Jack crevalle have moved in to the area in good numbers. Most fish have focused in on mullet schools, so throwing topwater plugs has provided some fast-paced action.
Patrick, of Captain Smiley Fishing Charters, reports that big redfish have started to arrive at the Little River jetty. Casting out live finger mullet on the bottom has produced fish pushing the 36” mark.
Flounder fishing has been steady in the creeks. Fishing live finger mullet on a Carolina rig around deeper holes and ledges has been the key to drawing strikes.
Speckled trout are hanging around grassy shorelines. Gulp plastics on 1/4 oz. jig heads, topwater plugs, and live shrimp under popping corks have all produced good numbers of fish.
Black drum have been holding on dock structure in the Dunn Sound area. Most fish have fallen for fresh or live shrimp on a Carolina rig.
Bob, of Strange Magic Fishing Charters, reports that the redfish and black drum bite has picked up, with a few nice-sized fish being caught.
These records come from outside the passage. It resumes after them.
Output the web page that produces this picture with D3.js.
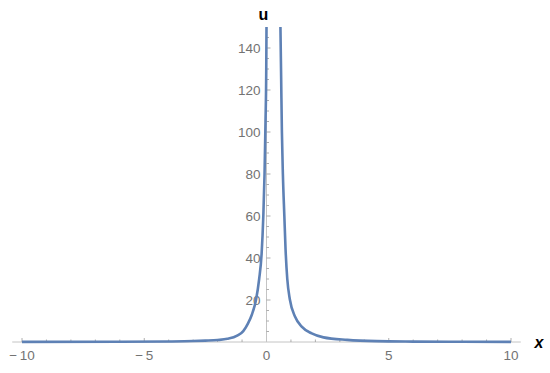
<!DOCTYPE html>
<html>
<head>
    <script src="https://d3js.org/d3.v7.min.js"></script>
    <style>
        body { margin: 0; background: #fff; }
        svg { display: block; }
        .tick-label { font-family: "Liberation Sans", Arial, sans-serif; font-size: 13.5px; fill: #737373; }
    </style>
</head>
<body>
    <svg id="chart" width="550" height="373"></svg>

    <script>
        // values
        const leftX = [-10, -6, -4, -3, -2.5, -2, -1.6, -1.2, -0.95, -0.75, -0.6, -0.43, -0.3, -0.2, -0.13, -0.08, -0.04, -0.01, 0.0];
        const leftU = [0.05, 0.1, 0.25, 0.45, 0.65, 0.95, 1.5, 3.0, 5.2, 9, 13, 20, 30, 42, 60, 80, 105, 130, 150];
        const rightX = [0.57, 0.6, 0.63, 0.67, 0.73, 0.78, 0.85, 0.96, 1.17, 1.44, 1.85, 2.33, 3.3, 4.5, 6, 8, 10];
        const rightU = [150, 125, 100, 80, 60, 44, 30, 20, 12, 7.3, 4.1, 2.2, 1.0, 0.4, 0.2, 0.1, 0.05];
        const xTicks = [-10, -5, 0, 5, 10];
        const yTicks = [20, 40, 60, 80, 100, 120, 140];

        const svg = d3.select("#chart");
        const x = d3.scaleLinear().domain([-10, 10]).range([22, 511]);
        const y = d3.scaleLinear().domain([0, 150]).range([342, 27]);

        const axisCol = "#c4c4c4";
        const tickCol = "#9a9a9a";

        // axes lines
        svg.append("line").attr("x1", x(-10.4)).attr("x2", x(10.4))
            .attr("y1", y(0)).attr("y2", y(0)).attr("stroke", axisCol).attr("stroke-width", 1);
        svg.append("line").attr("x1", x(0)).attr("x2", x(0))
            .attr("y1", y(0)).attr("y2", y(150)).attr("stroke", axisCol).attr("stroke-width", 1);

        // x ticks (minor every 1)
        d3.range(-10, 11, 1).forEach(v => {
            if (v === 0) return;
            const major = v % 5 === 0;
            svg.append("line").attr("x1", x(v)).attr("x2", x(v))
                .attr("y1", y(0)).attr("y2", y(0) - (major ? 4 : 2.5))
                .attr("stroke", tickCol).attr("stroke-width", 0.8);
        });
        // y ticks (minor every 5)
        d3.range(5, 150, 5).forEach(v => {
            const major = v % 20 === 0;
            svg.append("line").attr("x1", x(0)).attr("x2", x(0) + (major ? 4 : 2.5))
                .attr("y1", y(v)).attr("y2", y(v))
                .attr("stroke", tickCol).attr("stroke-width", 0.8);
        });

        svg.selectAll(".xl").data(xTicks).enter().append("text")
            .attr("class", "tick-label")
            .attr("x", d => x(d)).attr("y", y(0) + 18)
            .attr("text-anchor", "middle")
            .text(d => d < 0 ? "\u2212\u2009" + Math.abs(d) : d);

        svg.selectAll(".yl").data(yTicks).enter().append("text")
            .attr("class", "tick-label")
            .attr("x", x(0) - 6).attr("y", d => y(d) + 4.5)
            .attr("text-anchor", "end")
            .text(d => d);

        // axis labels
        svg.append("text").attr("x", x(0) - 3).attr("y", 20)
            .attr("text-anchor", "middle")
            .style("font-family", "Liberation Sans, Arial, sans-serif")
            .style("font-size", "16px").style("font-weight", "bold")
            .text("u");
        svg.append("text").attr("x", 539).attr("y", 348)
            .attr("text-anchor", "middle")
            .style("font-family", "Liberation Sans, Arial, sans-serif")
            .style("font-size", "16px").style("font-weight", "bold").style("font-style", "italic")
            .text("x");

        // curve
        const line = d3.line().x(d => x(d[0])).y(d => y(d[1])).curve(d3.curveMonotoneX);
        const branches = [d3.zip(leftX, leftU), d3.zip(rightX, rightU)];
        svg.selectAll(".branch").data(branches).enter().append("path")
            .attr("d", line)
            .attr("fill", "none")
            .attr("stroke", "#5e81b5")
            .attr("stroke-width", 2.6);
    </script>
</body>
</html>
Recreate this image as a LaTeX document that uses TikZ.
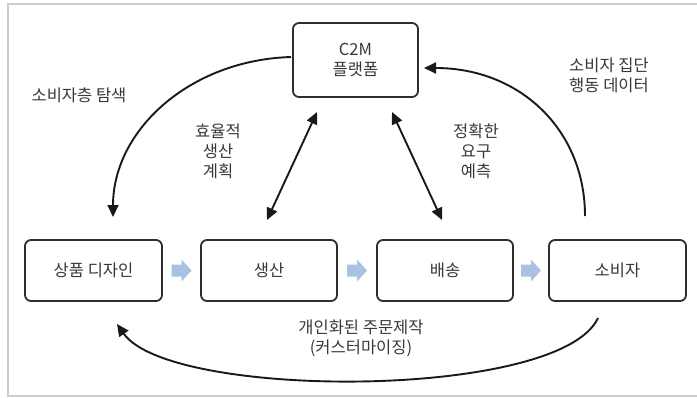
\documentclass[tikz,border=0pt]{standalone}
\usepackage{fontspec}
\setmainfont{Noto Sans CJK KR}
\usetikzlibrary{arrows.meta,calc}
\definecolor{txt}{HTML}{383838}
\definecolor{boxline}{HTML}{2E2E2E}
\definecolor{frame}{HTML}{CCCCCC}
\definecolor{chev}{HTML}{A9C1E2}
\tikzset{
  stagebox/.style={draw=boxline, line width=1.8pt, rounded corners=6pt, fill=white,
    minimum width=136pt, minimum height=61pt, inner sep=0pt, text=txt, font=\fontsize{16.5pt}{20pt}\selectfont, align=center},
  lbl/.style={text=txt, font=\fontsize{16.5pt}{20pt}\selectfont, align=center, inner sep=0pt},
  conn/.style={draw=black!90, line width=1.9pt, -{Triangle[length=12pt,width=11pt]}},
  dconn/.style={draw=black!90, line width=1.9pt, {Triangle[length=12pt,width=11pt]}-{Triangle[length=12pt,width=11pt]}},
  chevron/.style={fill=chev, draw=none}
}
\newcommand{\mychev}[1]{\fill[chevron] ([shift={(-10,-6)}]#1) -- ++(10,0) -- ++(0,-5) -- ++(10,11) -- ++(-10,11) -- ++(0,-5) -- ++(-10,0) -- cycle;}
\begin{document}
\begin{tikzpicture}[x=1pt,y=-1pt]
\useasboundingbox (0,0) rectangle (697,397);
% frame
\draw[frame, line width=1.5pt] (697,4) -- (8,4) -- (8,396) -- (697,396);

% nodes
\node[stagebox, minimum width=125pt, minimum height=74pt] (c2m) at (355.5,60) {C2M\\플랫폼};
\node[stagebox, minimum width=137pt] (b1) at (93.5,270.5) {상품 디자인};
\node[stagebox] (b2) at (269,270.5) {생산};
\node[stagebox] (b3) at (445,270.5) {배송};
\node[stagebox, minimum width=137pt] (b4) at (617.5,270.5) {소비자};

% chevrons between stages
\path ($(b1.east)!0.5!(b2.west)$) coordinate (m12);
\path ($(b2.east)!0.5!(b3.west)$) coordinate (m23);
\path ($(b3.east)!0.5!(b4.west)$) coordinate (m34);
\mychev{m12}
\mychev{m23}
\mychev{m34}

% labels
\node[lbl] (l1) at (79,95) {소비자층 탐색};
\node[lbl] (l2) at (218,151) {효율적\\생산\\계획};
\node[lbl] (l3) at (476,151) {정확한\\요구\\예측};
\node[lbl] (l4) at (609,75) {소비자 집단\\행동 데이터};
\node[lbl] (l5) at (361,338) {개인화된 주문제작\\(커스터마이징)};

% connector endpoints
\coordinate (s1) at (291,57);
\coordinate (e1) at (113,217);
\coordinate (s2) at (585,216);
\coordinate (e2) at (424,68);
\coordinate (s3) at (598,318);
\coordinate (e3) at (117,324);
\coordinate (d1a) at (267,220);
\coordinate (d1b) at (317,112);
\coordinate (d2a) at (442,220);
\coordinate (d2b) at (392,112);

\draw[conn] (s1) .. controls (190,60) and (113,130) .. (e1);
\draw[conn] (s2) .. controls (585,130) and (520,68) .. (e2);
\draw[conn] (s3) .. controls (560,400) and (170,400) .. (e3);
\draw[dconn] (d1a) -- (d1b);
\draw[dconn] (d2a) -- (d2b);
\end{tikzpicture}
\end{document}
Most of the drum have fallen for live and fresh shrimp. Typical of summer, structure is the name of the game, with deep holes on low tide and shore lines at high holding the most fish.
Flounder have been feeding well on any kind of minnow, but most of the flounder have been on the smaller side. Anglers have caught the majority of the fish around docks and creek mouths.
Those chasing speckled trout have found that the early and late hours most productive. Topwater plugs and live shrimp under popping corks have been the best methods, and targeting current breaks near the higher end of the tide has been the key to landing good numbers of fish.
David, of Low Country Fishing Charters, reports that the red drum bite has improved, especially with bait mullet moving in to the area in better numbers. Live finger mullet on a Carolina rig, as well as soft plastics, have worked well on the reds.
Black drum are feeding well in the backwaters near bridge and dock structure. Live and fresh shrimp has done the trick. Trout fishing has slowed down a bit, but anglers are finding a decent number of smaller fish willing to eat.
Out at the Little River jetty, the bull reds have started to show up. Anglers tossing live and cut baits have landed good numbers of over-slot reds.
Just off the beach, trolling Clarkspoons on planers has produced plenty of spanish for the cooler. Those targeting larger spanish and kings have found slow trolling cigar minnows and pogies to work best.
In 65-80′ of water, bigger kings in the 25-30 lb. range have been landed. A few cobia have been seen moving through the area, too.
Larry, of Voyager Fishing Charters, reports that in the 50 mile range, bottom fishing has been good in around 110′ of water. Red snapper, hog snapper, beeliners, scamps, grunts, amberjacks, and african pompano have all been landed. Cut squid and cigar minnows have worked best.
Trolling in the 30 mile range has produced limits of kings when pulling Drone spoons and cigar minnows. Bonita and amberjacks have also been feeding well in that same range.
Just off the beach in the 1-5 mile range, spanish fishing remains steady. Trolling Clarkspoons has been the key to landing good numbers of fish.
A few barracudas have been feeding around the nearshore wrecks and reefs.
Morgan, of Cherry Grove Pier, reports that the spanish bite has slowed down a bit, but those plugging early in the morning have landed a few. Anglers fishing the bottom with sand fleas and fresh shrimp have caught whiting, croaker, pompano, spadefish, and a few speckled trout.